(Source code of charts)

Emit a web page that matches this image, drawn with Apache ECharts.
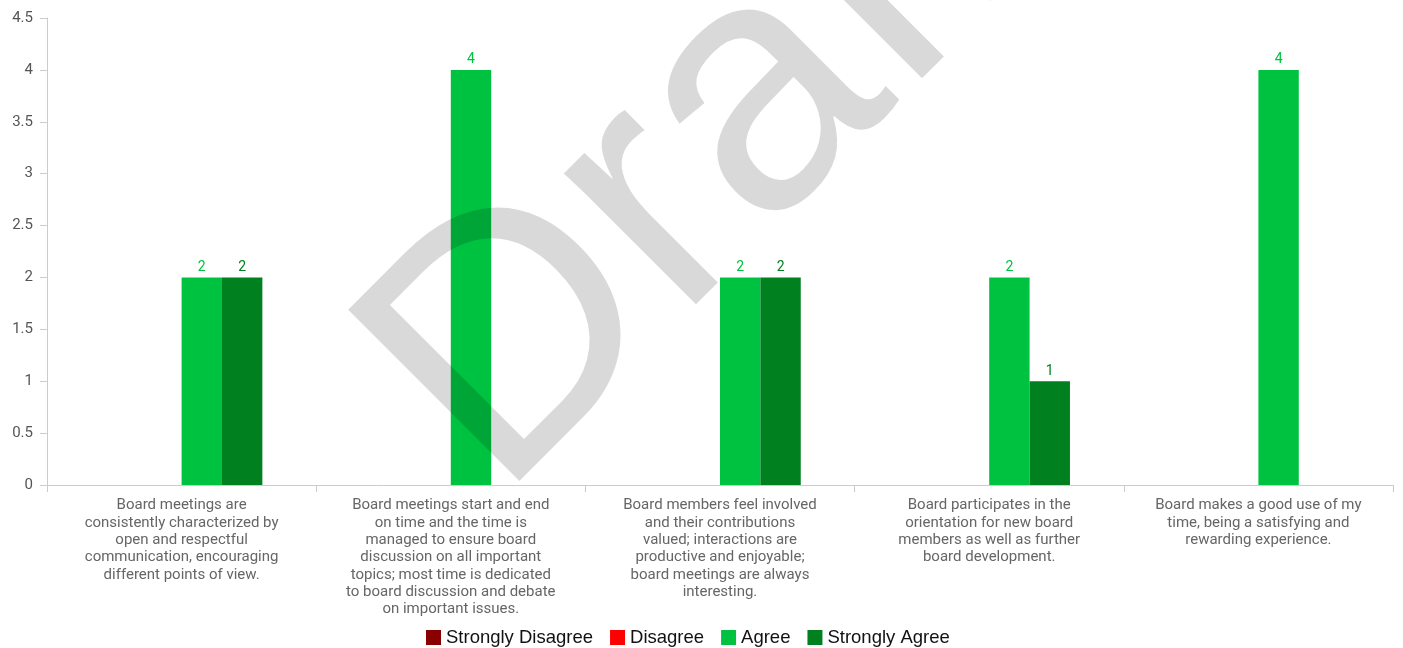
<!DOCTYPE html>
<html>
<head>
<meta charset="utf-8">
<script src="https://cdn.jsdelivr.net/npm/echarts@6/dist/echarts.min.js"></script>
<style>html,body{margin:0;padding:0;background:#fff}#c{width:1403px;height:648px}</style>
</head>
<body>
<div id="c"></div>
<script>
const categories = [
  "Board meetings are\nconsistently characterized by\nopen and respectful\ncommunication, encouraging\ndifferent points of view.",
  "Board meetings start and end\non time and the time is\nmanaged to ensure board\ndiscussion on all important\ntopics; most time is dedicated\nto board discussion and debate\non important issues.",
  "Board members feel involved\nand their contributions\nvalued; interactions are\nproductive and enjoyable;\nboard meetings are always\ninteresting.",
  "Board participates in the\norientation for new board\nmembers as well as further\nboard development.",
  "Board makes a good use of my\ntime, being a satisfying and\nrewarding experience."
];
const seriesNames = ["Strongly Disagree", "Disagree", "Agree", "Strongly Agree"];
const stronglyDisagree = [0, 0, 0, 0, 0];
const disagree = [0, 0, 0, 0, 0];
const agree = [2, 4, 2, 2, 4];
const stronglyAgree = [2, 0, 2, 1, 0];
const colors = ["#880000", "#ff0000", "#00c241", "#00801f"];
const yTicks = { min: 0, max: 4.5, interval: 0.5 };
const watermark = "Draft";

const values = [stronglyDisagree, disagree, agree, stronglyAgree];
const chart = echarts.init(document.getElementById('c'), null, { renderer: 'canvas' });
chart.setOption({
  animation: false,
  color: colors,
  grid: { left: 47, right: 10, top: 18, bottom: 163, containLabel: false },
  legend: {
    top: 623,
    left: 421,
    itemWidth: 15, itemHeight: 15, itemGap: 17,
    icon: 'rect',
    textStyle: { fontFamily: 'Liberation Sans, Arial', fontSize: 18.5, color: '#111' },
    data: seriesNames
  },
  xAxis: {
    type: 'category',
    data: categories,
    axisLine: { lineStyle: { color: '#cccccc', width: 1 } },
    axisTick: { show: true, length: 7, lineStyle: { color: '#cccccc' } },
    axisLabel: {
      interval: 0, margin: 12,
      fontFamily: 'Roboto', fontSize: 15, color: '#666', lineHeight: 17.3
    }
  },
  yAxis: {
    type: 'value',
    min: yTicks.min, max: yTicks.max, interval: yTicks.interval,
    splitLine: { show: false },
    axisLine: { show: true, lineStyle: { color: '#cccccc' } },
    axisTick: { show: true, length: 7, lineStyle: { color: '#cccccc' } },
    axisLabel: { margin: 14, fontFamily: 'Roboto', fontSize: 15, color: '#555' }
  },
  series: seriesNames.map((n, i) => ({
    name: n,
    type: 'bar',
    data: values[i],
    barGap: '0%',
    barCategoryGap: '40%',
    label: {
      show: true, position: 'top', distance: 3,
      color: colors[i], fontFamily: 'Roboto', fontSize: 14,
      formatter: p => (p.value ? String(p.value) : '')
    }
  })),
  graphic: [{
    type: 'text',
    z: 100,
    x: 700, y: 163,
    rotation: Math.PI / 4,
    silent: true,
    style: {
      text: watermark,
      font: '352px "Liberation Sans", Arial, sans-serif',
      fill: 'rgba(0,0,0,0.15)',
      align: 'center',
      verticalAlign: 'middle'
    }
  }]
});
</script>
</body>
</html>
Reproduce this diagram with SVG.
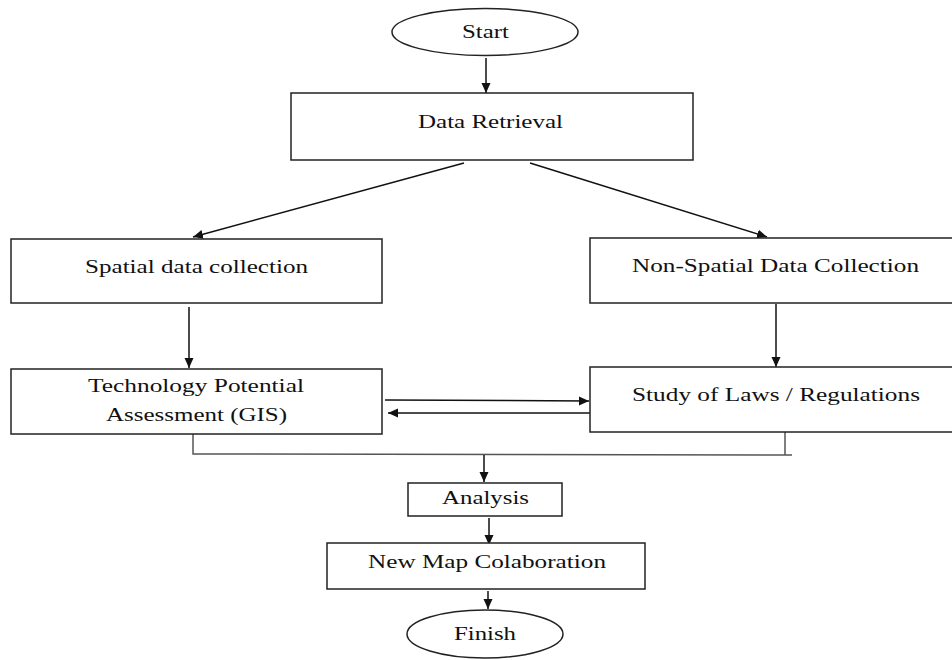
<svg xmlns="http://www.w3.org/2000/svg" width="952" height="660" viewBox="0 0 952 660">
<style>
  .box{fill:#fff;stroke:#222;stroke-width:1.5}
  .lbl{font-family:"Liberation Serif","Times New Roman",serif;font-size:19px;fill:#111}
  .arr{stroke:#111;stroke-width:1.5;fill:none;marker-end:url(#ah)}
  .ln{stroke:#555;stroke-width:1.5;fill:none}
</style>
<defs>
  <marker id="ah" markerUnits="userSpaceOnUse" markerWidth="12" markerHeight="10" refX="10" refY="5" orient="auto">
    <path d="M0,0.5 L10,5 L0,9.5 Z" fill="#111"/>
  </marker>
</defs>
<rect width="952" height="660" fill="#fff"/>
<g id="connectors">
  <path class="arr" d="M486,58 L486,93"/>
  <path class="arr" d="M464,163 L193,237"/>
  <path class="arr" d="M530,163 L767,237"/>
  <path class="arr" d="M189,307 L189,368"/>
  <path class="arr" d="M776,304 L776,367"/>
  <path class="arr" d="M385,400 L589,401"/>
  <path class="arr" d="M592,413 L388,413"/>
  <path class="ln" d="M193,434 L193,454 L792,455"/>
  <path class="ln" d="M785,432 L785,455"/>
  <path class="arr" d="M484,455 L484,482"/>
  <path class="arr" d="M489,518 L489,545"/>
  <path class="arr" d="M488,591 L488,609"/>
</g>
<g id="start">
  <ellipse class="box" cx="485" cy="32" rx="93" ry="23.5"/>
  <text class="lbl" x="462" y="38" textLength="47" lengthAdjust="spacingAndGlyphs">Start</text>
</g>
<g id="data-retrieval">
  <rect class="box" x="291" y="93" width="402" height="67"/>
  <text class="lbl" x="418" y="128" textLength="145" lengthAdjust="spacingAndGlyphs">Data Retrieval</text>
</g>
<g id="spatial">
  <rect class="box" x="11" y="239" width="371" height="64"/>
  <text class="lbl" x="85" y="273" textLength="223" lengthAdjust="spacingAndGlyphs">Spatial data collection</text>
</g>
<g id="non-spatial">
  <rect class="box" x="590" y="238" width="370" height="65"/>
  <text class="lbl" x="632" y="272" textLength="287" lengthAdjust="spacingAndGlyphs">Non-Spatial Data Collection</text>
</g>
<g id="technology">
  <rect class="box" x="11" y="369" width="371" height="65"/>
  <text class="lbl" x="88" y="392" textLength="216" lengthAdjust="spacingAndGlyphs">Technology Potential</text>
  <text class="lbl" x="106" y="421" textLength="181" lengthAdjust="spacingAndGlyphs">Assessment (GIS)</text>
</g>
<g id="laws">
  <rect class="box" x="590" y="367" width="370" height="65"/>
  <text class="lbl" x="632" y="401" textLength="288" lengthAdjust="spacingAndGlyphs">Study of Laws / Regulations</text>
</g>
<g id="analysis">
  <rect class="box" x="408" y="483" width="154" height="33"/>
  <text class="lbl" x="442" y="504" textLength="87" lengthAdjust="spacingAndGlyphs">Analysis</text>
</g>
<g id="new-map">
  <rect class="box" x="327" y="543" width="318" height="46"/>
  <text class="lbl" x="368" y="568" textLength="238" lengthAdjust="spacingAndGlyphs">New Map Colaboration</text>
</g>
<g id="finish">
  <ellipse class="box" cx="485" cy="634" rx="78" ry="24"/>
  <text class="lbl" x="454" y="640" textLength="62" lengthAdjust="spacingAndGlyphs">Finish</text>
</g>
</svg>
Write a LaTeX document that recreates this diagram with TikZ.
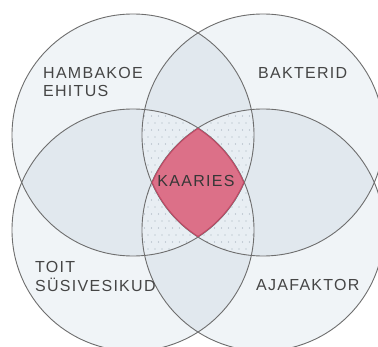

▶ [Task goal]:
Write out every entry again word for word, without any of the pictures.

▶ [Completed exercise]:
Emit a web page that matches this image, drawn with Apache ECharts.
<!DOCTYPE html>
<html>
<head>
<meta charset="utf-8">
<script src="https://cdn.jsdelivr.net/npm/echarts@6/dist/echarts.min.js"></script>
<style>html,body{margin:0;padding:0;background:#fff}#c{width:1403px;height:648px}</style>
</head>
<body>
<div id="c"></div>
<script>
const categories = [
  "Board meetings are\nconsistently characterized by\nopen and respectful\ncommunication, encouraging\ndifferent points of view.",
  "Board meetings start and end\non time and the time is\nmanaged to ensure board\ndiscussion on all important\ntopics; most time is dedicated\nto board discussion and debate\non important issues.",
  "Board members feel involved\nand their contributions\nvalued; interactions are\nproductive and enjoyable;\nboard meetings are always\ninteresting.",
  "Board participates in the\norientation for new board\nmembers as well as further\nboard development.",
  "Board makes a good use of my\ntime, being a satisfying and\nrewarding experience."
];
const seriesNames = ["Strongly Disagree", "Disagree", "Agree", "Strongly Agree"];
const stronglyDisagree = [0, 0, 0, 0, 0];
const disagree = [0, 0, 0, 0, 0];
const agree = [2, 4, 2, 2, 4];
const stronglyAgree = [2, 0, 2, 1, 0];
const colors = ["#880000", "#ff0000", "#00c241", "#00801f"];
const yTicks = { min: 0, max: 4.5, interval: 0.5 };
const watermark = "Draft";

const values = [stronglyDisagree, disagree, agree, stronglyAgree];
const chart = echarts.init(document.getElementById('c'), null, { renderer: 'canvas' });
chart.setOption({
  animation: false,
  color: colors,
  grid: { left: 47, right: 10, top: 18, bottom: 163, containLabel: false },
  legend: {
    top: 623,
    left: 421,
    itemWidth: 15, itemHeight: 15, itemGap: 17,
    icon: 'rect',
    textStyle: { fontFamily: 'Liberation Sans, Arial', fontSize: 18.5, color: '#111' },
    data: seriesNames
  },
  xAxis: {
    type: 'category',
    data: categories,
    axisLine: { lineStyle: { color: '#cccccc', width: 1 } },
    axisTick: { show: true, length: 7, lineStyle: { color: '#cccccc' } },
    axisLabel: {
      interval: 0, margin: 12,
      fontFamily: 'Roboto', fontSize: 15, color: '#666', lineHeight: 17.3
    }
  },
  yAxis: {
    type: 'value',
    min: yTicks.min, max: yTicks.max, interval: yTicks.interval,
    splitLine: { show: false },
    axisLine: { show: true, lineStyle: { color: '#cccccc' } },
    axisTick: { show: true, length: 7, lineStyle: { color: '#cccccc' } },
    axisLabel: { margin: 14, fontFamily: 'Roboto', fontSize: 15, color: '#555' }
  },
  series: seriesNames.map((n, i) => ({
    name: n,
    type: 'bar',
    data: values[i],
    barGap: '0%',
    barCategoryGap: '40%',
    label: {
      show: true, position: 'top', distance: 3,
      color: colors[i], fontFamily: 'Roboto', fontSize: 14,
      formatter: p => (p.value ? String(p.value) : '')
    }
  })),
  graphic: [{
    type: 'text',
    z: 100,
    x: 700, y: 163,
    rotation: Math.PI / 4,
    silent: true,
    style: {
      text: watermark,
      font: '352px "Liberation Sans", Arial, sans-serif',
      fill: 'rgba(0,0,0,0.15)',
      align: 'center',
      verticalAlign: 'middle'
    }
  }]
});
</script>
</body>
</html>
Reproduce this diagram with SVG.
<svg xmlns="http://www.w3.org/2000/svg" width="952" height="660" viewBox="0 0 952 660">
<style>
  .box{fill:#fff;stroke:#222;stroke-width:1.5}
  .lbl{font-family:"Liberation Serif","Times New Roman",serif;font-size:19px;fill:#111}
  .arr{stroke:#111;stroke-width:1.5;fill:none;marker-end:url(#ah)}
  .ln{stroke:#555;stroke-width:1.5;fill:none}
</style>
<defs>
  <marker id="ah" markerUnits="userSpaceOnUse" markerWidth="12" markerHeight="10" refX="10" refY="5" orient="auto">
    <path d="M0,0.5 L10,5 L0,9.5 Z" fill="#111"/>
  </marker>
</defs>
<rect width="952" height="660" fill="#fff"/>
<g id="connectors">
  <path class="arr" d="M486,58 L486,93"/>
  <path class="arr" d="M464,163 L193,237"/>
  <path class="arr" d="M530,163 L767,237"/>
  <path class="arr" d="M189,307 L189,368"/>
  <path class="arr" d="M776,304 L776,367"/>
  <path class="arr" d="M385,400 L589,401"/>
  <path class="arr" d="M592,413 L388,413"/>
  <path class="ln" d="M193,434 L193,454 L792,455"/>
  <path class="ln" d="M785,432 L785,455"/>
  <path class="arr" d="M484,455 L484,482"/>
  <path class="arr" d="M489,518 L489,545"/>
  <path class="arr" d="M488,591 L488,609"/>
</g>
<g id="start">
  <ellipse class="box" cx="485" cy="32" rx="93" ry="23.5"/>
  <text class="lbl" x="462" y="38" textLength="47" lengthAdjust="spacingAndGlyphs">Start</text>
</g>
<g id="data-retrieval">
  <rect class="box" x="291" y="93" width="402" height="67"/>
  <text class="lbl" x="418" y="128" textLength="145" lengthAdjust="spacingAndGlyphs">Data Retrieval</text>
</g>
<g id="spatial">
  <rect class="box" x="11" y="239" width="371" height="64"/>
  <text class="lbl" x="85" y="273" textLength="223" lengthAdjust="spacingAndGlyphs">Spatial data collection</text>
</g>
<g id="non-spatial">
  <rect class="box" x="590" y="238" width="370" height="65"/>
  <text class="lbl" x="632" y="272" textLength="287" lengthAdjust="spacingAndGlyphs">Non-Spatial Data Collection</text>
</g>
<g id="technology">
  <rect class="box" x="11" y="369" width="371" height="65"/>
  <text class="lbl" x="88" y="392" textLength="216" lengthAdjust="spacingAndGlyphs">Technology Potential</text>
  <text class="lbl" x="106" y="421" textLength="181" lengthAdjust="spacingAndGlyphs">Assessment (GIS)</text>
</g>
<g id="laws">
  <rect class="box" x="590" y="367" width="370" height="65"/>
  <text class="lbl" x="632" y="401" textLength="288" lengthAdjust="spacingAndGlyphs">Study of Laws / Regulations</text>
</g>
<g id="analysis">
  <rect class="box" x="408" y="483" width="154" height="33"/>
  <text class="lbl" x="442" y="504" textLength="87" lengthAdjust="spacingAndGlyphs">Analysis</text>
</g>
<g id="new-map">
  <rect class="box" x="327" y="543" width="318" height="46"/>
  <text class="lbl" x="368" y="568" textLength="238" lengthAdjust="spacingAndGlyphs">New Map Colaboration</text>
</g>
<g id="finish">
  <ellipse class="box" cx="485" cy="634" rx="78" ry="24"/>
  <text class="lbl" x="454" y="640" textLength="62" lengthAdjust="spacingAndGlyphs">Finish</text>
</g>
</svg>
Write a LaTeX document that recreates this diagram with TikZ.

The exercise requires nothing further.